In the Zambian baboons, researchers also observed low levels of aggression among male Kinda baboons, compared with other baboon species. New males entering the study group didn’t face much resistance, and slowly moved up the social hierarchy, which is very different from other baboons. Among yellow baboons, for example, alpha males earn their rank by aggressively taking over the group.  

“Instead of spending time fighting and being aggressive, [Kindas are] spending time forming what we call friendships,” says Weyher.

These long-term, male-female friendships could eventually result in mating opportunities, but females having a choice of who they mated with sets Kindas apart from many other baboons, adds Weyher.

Using kindness and friendship to succeed

Similarly sized males and females might explain these unique social dynamics.

“In [yellow] baboons the males are much bigger than the females, and you can really tell when you’re out in the field with them that females fear males,” says Maria Creighton, Duke University biologist who was not involved in the new study.

Creighton is not surprised that male Kinda baboons, being less physically imposing to females, would invest more in relationships with females, and that females would have more choice in mating.

“It’s a really good example of how different mating strategies can work,” says Weyher, pointing out that primates are not “innately aggressive,” but that diverse mating tactics can be successful.

Studying Kinda behavior can help scientists understand primate evolution in general.

DNA evidence shows Kinda baboons are the basal group of baboons: on the primate evolutionary tree, Kindas were the earliest species of baboons that are still living today, says Weyher.

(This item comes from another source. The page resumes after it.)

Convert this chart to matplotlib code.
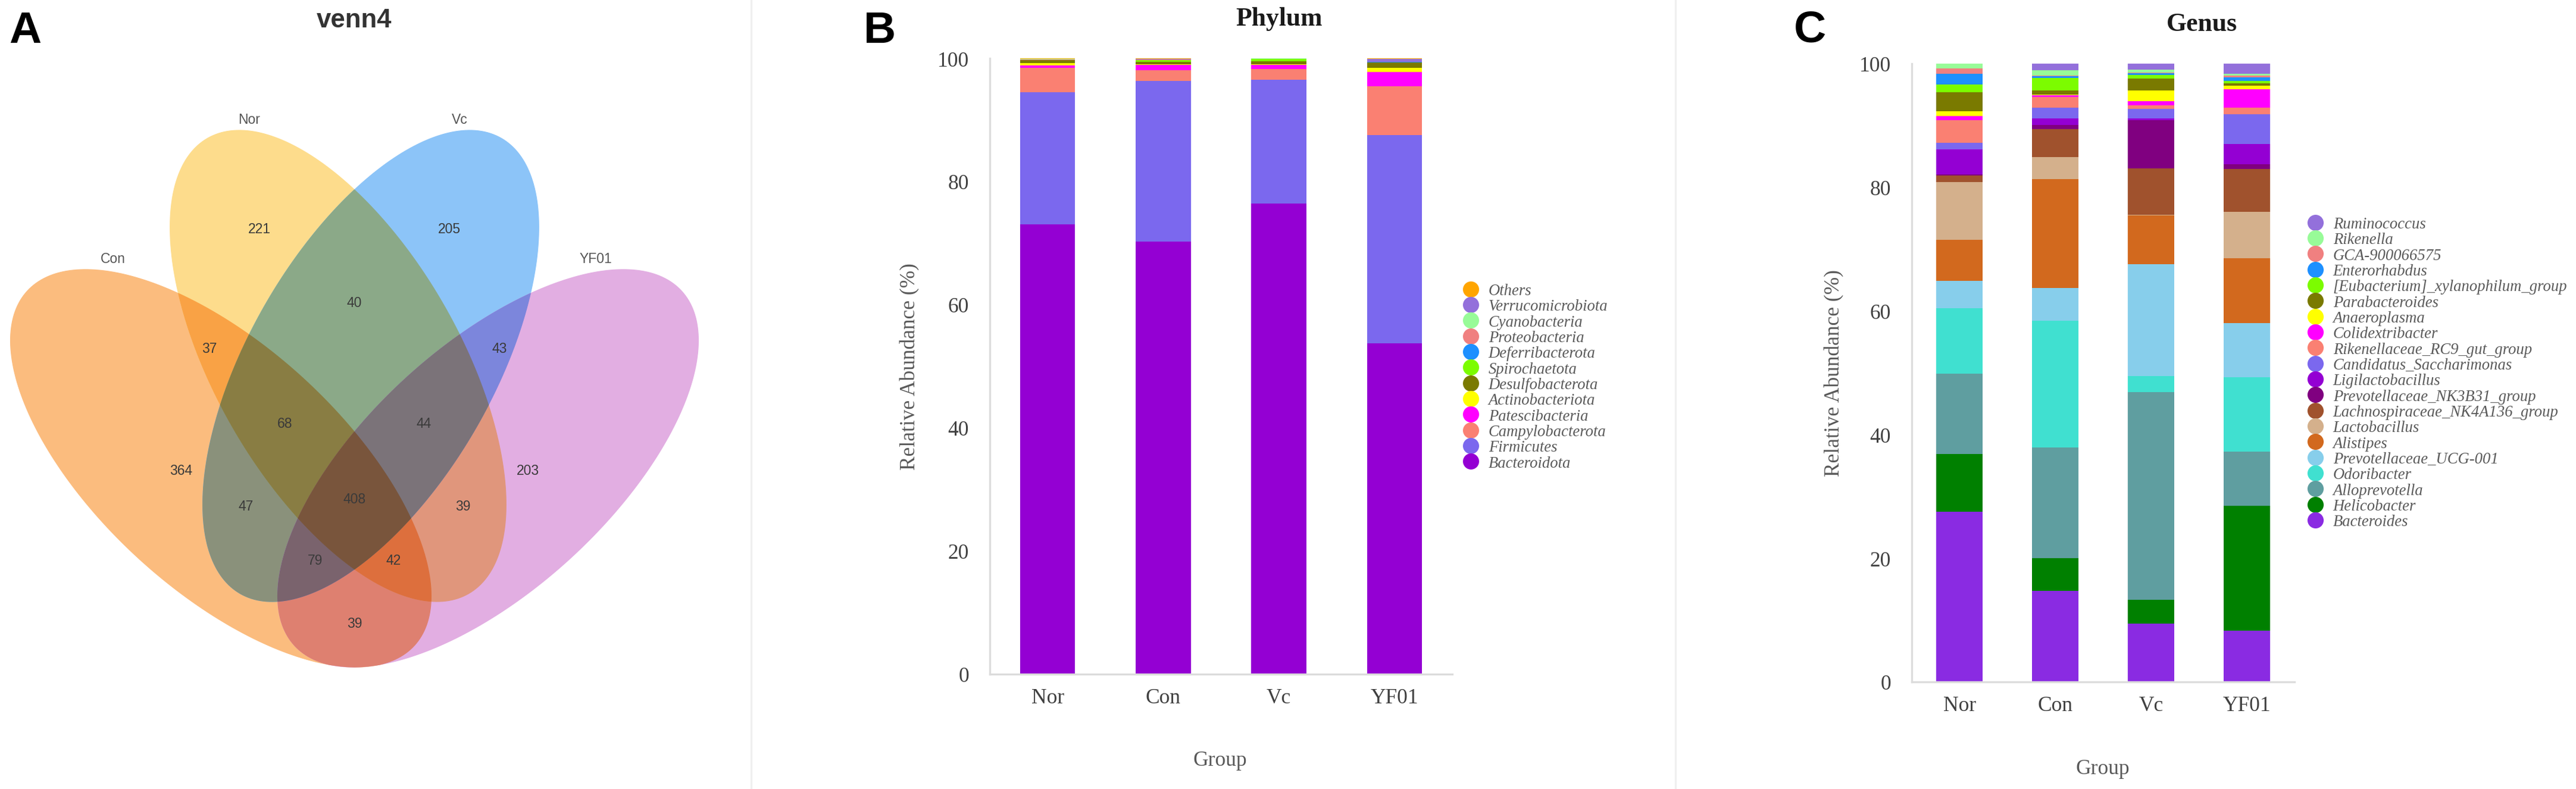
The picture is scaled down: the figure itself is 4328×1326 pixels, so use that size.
import numpy as np
import matplotlib
matplotlib.use("Agg")
import matplotlib.pyplot as plt
from matplotlib.patches import Polygon
from matplotlib.lines import Line2D
from matplotlib.font_manager import FontProperties
from itertools import combinations

# ---------------- data ----------------
groups = ["Nor", "Con", "Vc", "YF01"]

# Phylum (stack order bottom -> top)
phylum_names = ["Bacteroidota", "Firmicutes", "Campylobacterota", "Patescibacteria",
                "Actinobacteriota", "Desulfobacterota", "Spirochaetota", "Deferribacterota",
                "Proteobacteria", "Cyanobacteria", "Verrucomicrobiota", "Others"]
phylum_colors = ["#9400D3", "#7B68EE", "#FA8072", "#FF00FF", "#FFFF00", "#7A7A00",
                 "#7CFC00", "#1E90FF", "#F08080", "#98FB98", "#9370DB", "#FFA500"]
phylum_nor = [73.0, 21.5, 4.0, 0.30, 0.40, 0.50, 0.02, 0.02, 0.10, 0.03, 0.03, 0.10]
phylum_con = [70.2, 26.1, 1.8, 0.80, 0.10, 0.40, 0.30, 0.02, 0.05, 0.08, 0.02, 0.13]
phylum_vc = [76.4, 20.1, 1.75, 0.70, 0.05, 0.50, 0.40, 0.02, 0.02, 0.03, 0.02, 0.01]
phylum_yf01 = [53.7, 33.8, 8.0, 2.30, 0.70, 0.80, 0.05, 0.03, 0.04, 0.03, 0.50, 0.05]

# Genus (stack order bottom -> top)
genus_names = ["Bacteroides", "Helicobacter", "Alloprevotella", "Odoribacter",
               "Prevotellaceae_UCG-001", "Alistipes", "Lactobacillus",
               "Lachnospiraceae_NK4A136_group", "Prevotellaceae_NK3B31_group",
               "Ligilactobacillus", "Candidatus_Saccharimonas", "Rikenellaceae_RC9_gut_group",
               "Colidextribacter", "Anaeroplasma", "Parabacteroides",
               "[Eubacterium]_xylanophilum_group", "Enterorhabdus", "GCA-900066575",
               "Rikenella", "Ruminococcus"]
genus_colors = ["#8A2BE2", "#008000", "#5F9EA0", "#40E0D0", "#87CEEB", "#D2691E",
                "#D4B08C", "#A0522D", "#800080", "#9400D3", "#7B68EE", "#FA8072",
                "#FF00FF", "#FFFF00", "#7A7A00", "#7CFC00", "#1E90FF", "#F08080",
                "#98FB98", "#9370DB"]
genus_nor = [27.5, 9.4, 13.0, 10.5, 4.5, 6.6, 9.3, 1.1, 0.2, 4.0,
             1.1, 3.7, 0.6, 0.8, 3.1, 1.2, 1.8, 0.8, 0.8, 0.0]
genus_con = [14.7, 5.3, 17.9, 20.5, 5.3, 17.6, 3.6, 4.5, 0.7, 1.0,
             1.8, 1.7, 0.3, 0.1, 0.7, 2.0, 0.3, 0.1, 0.8, 1.1]
genus_vc = [9.4, 3.9, 33.6, 2.6, 18.1, 7.9, 0.1, 7.5, 7.8, 0.2,
            1.6, 0.6, 0.6, 1.8, 1.9, 0.6, 0.3, 0.1, 0.4, 1.0]
genus_yf01 = [8.3, 20.2, 8.7, 12.1, 8.7, 10.5, 7.5, 7.0, 0.7, 3.3,
              4.8, 1.1, 3.0, 0.5, 0.4, 0.4, 0.6, 0.3, 0.3, 1.6]

# Venn
venn_sets = ["Con", "Nor", "Vc", "YF01"]
venn_set_colors = ["#FBBC7E", "#FDDC8C", "#8CC4F8", "#E2AEE2"]
venn_regions = ["Con", "Nor", "Vc", "YF01", "Nor&Vc", "Con&Nor", "Vc&YF01",
                "Con&Nor&Vc", "Nor&Vc&YF01", "Con&Nor&Vc&YF01", "Con&Vc", "Nor&YF01",
                "Con&Vc&YF01", "Con&Nor&YF01", "Con&YF01"]
venn_counts = [364, 221, 205, 203, 40, 37, 43, 68, 44, 408, 47, 39, 79, 42, 39]

# ---------------- figure ----------------
W, H, DPI = 4328, 1327, 300
fig = plt.figure(figsize=(W / DPI, H / DPI), dpi=DPI)
fig.patch.set_facecolor("white")

def fx(px):
    return px / W

def fy(py):
    return 1 - py / H

# faint separators between pasted panels
for xs in (1262, 2815):
    fig.add_artist(Line2D([fx(xs), fx(xs)], [0, 1], transform=fig.transFigure,
                          color="#f0f0f0", lw=0.8))

# panel letters
for lab, (px, py) in zip(["A", "B", "C"], [(42, 53), (1478, 52), (3041, 51)]):
    fig.text(fx(px), fy(py), lab, fontsize=18, fontweight="bold",
             family="Liberation Sans", ha="center", va="center", color="black")

# ---------------- Venn (panel A) ----------------
axv = fig.add_axes([0, 0, fx(1300), 1])
axv.set_xlim(0, 1300)
axv.set_ylim(H, 0)
axv.axis("off")

ell_geom = {"Con": (371, 788, 42.5), "Nor": (568, 616, 60.2),
            "Vc": (623, 616, -60.2), "YF01": (820, 788, -42.5)}
ell_a, ell_b = 441, 205

def ellipse_poly(cx, cy, a, b, th, n=260):
    t = np.linspace(0, 2 * np.pi, n, endpoint=False)
    r = np.radians(th)
    x = cx + a * np.cos(t) * np.cos(r) - b * np.sin(t) * np.sin(r)
    y = cy + a * np.cos(t) * np.sin(r) + b * np.sin(t) * np.cos(r)
    return [tuple(p) for p in np.column_stack([x, y])]

def signed_area(poly):
    p = np.array(poly)
    return 0.5 * np.sum(p[:, 0] * np.roll(p[:, 1], -1) - np.roll(p[:, 0], -1) * p[:, 1])

def clip(subject, clipper):
    s = 1 if signed_area(clipper) > 0 else -1
    out = subject
    n = len(clipper)
    for i in range(n):
        if not out:
            break
        ax_, ay_ = clipper[i]
        bx_, by_ = clipper[(i + 1) % n]
        ex, ey = bx_ - ax_, by_ - ay_

        def side(p):
            return s * (ex * (p[1] - ay_) - ey * (p[0] - ax_))

        def inter(p, q):
            sp, sq = side(p), side(q)
            t = sp / (sp - sq)
            return (p[0] + t * (q[0] - p[0]), p[1] + t * (q[1] - p[1]))

        inp = out
        out = []
        prev = inp[-1]
        for cur in inp:
            if side(cur) >= 0:
                if side(prev) < 0:
                    out.append(inter(prev, cur))
                out.append(cur)
            elif side(prev) >= 0:
                out.append(inter(prev, cur))
            prev = cur
    return out

polys = {k: ellipse_poly(*ell_geom[k][:2], ell_a, ell_b, ell_geom[k][2]) for k in venn_sets}
rgb = {k: np.array(matplotlib.colors.to_rgb(c)) for k, c in zip(venn_sets, venn_set_colors)}

# overlapping areas coloured by multiplying the set colours
for size in range(1, 5):
    for combo in combinations(venn_sets, size):
        poly = polys[combo[0]]
        for other in combo[1:]:
            poly = clip(poly, polys[other])
        if len(poly) < 3:
            continue
        col = np.ones(3)
        for k in combo:
            col = col * rgb[k]
        axv.add_patch(Polygon(poly, closed=True, facecolor=col, edgecolor=col,
                              lw=0.3, zorder=size))

region_pos = {"Nor": (436, 385), "Vc": (755, 385), "Con": (304, 792), "YF01": (887, 792),
              "Nor&Vc": (595.5, 510), "Con&Nor": (352, 587), "Vc&YF01": (839, 587),
              "Con&Nor&Vc": (479, 713), "Nor&Vc&YF01": (712, 713),
              "Con&Nor&Vc&YF01": (595.5, 840), "Con&Vc": (413, 852), "Nor&YF01": (778, 852),
              "Con&Vc&YF01": (530, 943), "Con&Nor&YF01": (661, 943), "Con&YF01": (595.5, 1049)}
for reg, cnt in zip(venn_regions, venn_counts):
    x, y = region_pos[reg]
    axv.text(x, y, str(cnt), fontsize=5.5, family="Liberation Sans", color="#3a3a3a",
             ha="center", va="center", zorder=10)

set_label_pos = {"Nor": (419, 202), "Vc": (772, 202), "Con": (190, 435), "YF01": (1001, 435)}
for k in venn_sets:
    x, y = set_label_pos[k]
    axv.text(x, y, k, fontsize=5.5, family="Liberation Sans", color="#555555",
             ha="center", va="center")
axv.text(595.5, 34, "venn4", fontsize=10.5, fontweight="bold", family="Liberation Sans",
         color="#333333", ha="center", va="center")

# ---------------- stacked bars ----------------
serif = "Liberation Serif"
leg_font = FontProperties(family=serif, style="italic", size=6.4)

def stacked(rect, names, colors, series, title, title_xy, leg_anchor, width):
    ax = fig.add_axes(rect)
    x = np.arange(len(groups))
    data = np.array(series)  # groups x categories
    bottom = np.zeros(len(groups))
    for j, (nm, c) in enumerate(zip(names, colors)):
        ax.bar(x, data[:, j], width=width, bottom=bottom, color=c, linewidth=0, label=nm)
        bottom += data[:, j]
    ax.set_xlim(-0.5, 3.5)
    ax.set_ylim(0, 100)
    ax.set_yticks(np.arange(0, 101, 20))
    ax.set_xticks(x)
    ax.set_xticklabels(groups)
    for sp in ["top", "right"]:
        ax.spines[sp].set_visible(False)
    for sp in ["left", "bottom"]:
        ax.spines[sp].set_color("#dcdcdc")
        ax.spines[sp].set_linewidth(0.8)
    ax.tick_params(axis="both", length=0, labelsize=8.5, labelcolor="#404040")
    ax.tick_params(axis="y", pad=8.4)
    ax.tick_params(axis="x", pad=5.5)
    for lab in ax.get_xticklabels() + ax.get_yticklabels():
        lab.set_family(serif)
    ax.set_ylabel("Relative Abundance (%)", family=serif, fontsize=8.5, color="#595959")
    ax.set_xlabel("Group", family=serif, fontsize=8.5, color="#595959")
    ax.yaxis.label.set_va("center")
    ax.xaxis.label.set_va("center")
    fig.text(title_xy[0], title_xy[1], title, family=serif, fontweight="bold",
             fontsize=10.5, color="#1a1a1a", ha="center", va="center")
    handles = [Line2D([], [], marker="o", linestyle="", markersize=6.5,
                      markerfacecolor=c, markeredgewidth=0) for c in colors[::-1]]
    leg = ax.legend(handles, names[::-1], loc="upper left", bbox_to_anchor=leg_anchor,
                    bbox_transform=fig.transFigure, frameon=False, prop=leg_font,
                    handlelength=1.0, handletextpad=0.6, labelspacing=0.05,
                    borderpad=0, borderaxespad=0)
    for t in leg.get_texts():
        t.set_color("#5a5a5a")
    return ax

# Phylum axes: x 1663..2440, y 99..1134
axp = stacked([fx(1663), fy(1134), fx(2440) - fx(1663), (1134 - 99) / H],
              phylum_names, phylum_colors,
              [phylum_nor, phylum_con, phylum_vc, phylum_yf01],
              "Phylum", (fx(2149), fy(32)), (fx(2458), fy(477)), 0.475)
axp.yaxis.set_label_coords(-0.1725, 0.5)
axp.xaxis.set_label_coords(0.498, -0.14)

# Genus axes: x 3212..3855, y 108..1147
axg = stacked([fx(3212), fy(1147), fx(3855) - fx(3212), (1147 - 108) / H],
              genus_names, genus_colors,
              [genus_nor, genus_con, genus_vc, genus_yf01],
              "Genus", (fx(3699), fy(41)), (fx(3877), fy(365)), 0.485)
axg.yaxis.set_label_coords(-0.202, 0.5)
axg.xaxis.set_label_coords(0.499, -0.14)

fig.savefig("out.png", dpi=DPI, facecolor="white")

Looking at Kindas can help scientists understand how evolutionary pressures shaped other primates’ social behavior—including early human behavior.

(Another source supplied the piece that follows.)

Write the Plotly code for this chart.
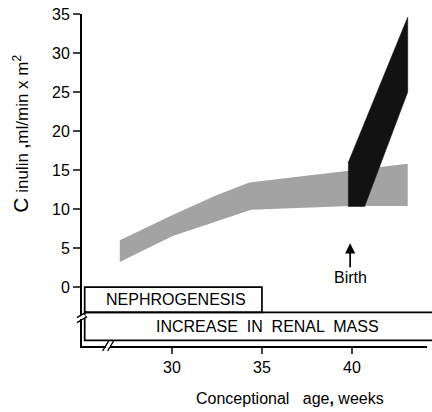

“Baboon societies bear some resemblance to ours,” says Nguyen. “They have managed to occupy a bunch of different habitats, kind of like us.”

Baboon evolution has also been shaped by climate change and population growth in an African savanna environment, similar to the processes that shaped early human evolution, says Weyher, so how humans developed social structures may have been similar to how baboons did.

By studying these similarities, scientists can craft theories about human behavior too. 

“It can give us some insights into why social relationships might be beneficial, and as a result why we think they might evolve in primates,” says Creighton.

Weyher says there’s still more to investigate within the Kasanka National Park study group.

With many female baboons born in the group now reaching sexual maturity, the researchers can observe how they choose male friends and sexual partners, and what drives their choices.

“There is a way that we think baboons are… with males being super aggressive toward one another and indifferent to females,” says Nguyen. “We focus on those who make the loudest noises, but there is kindness, and there is a lot of behavioral variation in how to be a male baboon… Sometimes we don’t capture all that, because the noisemakers are so interesting… but the quieter aspects of their lives are interesting too.”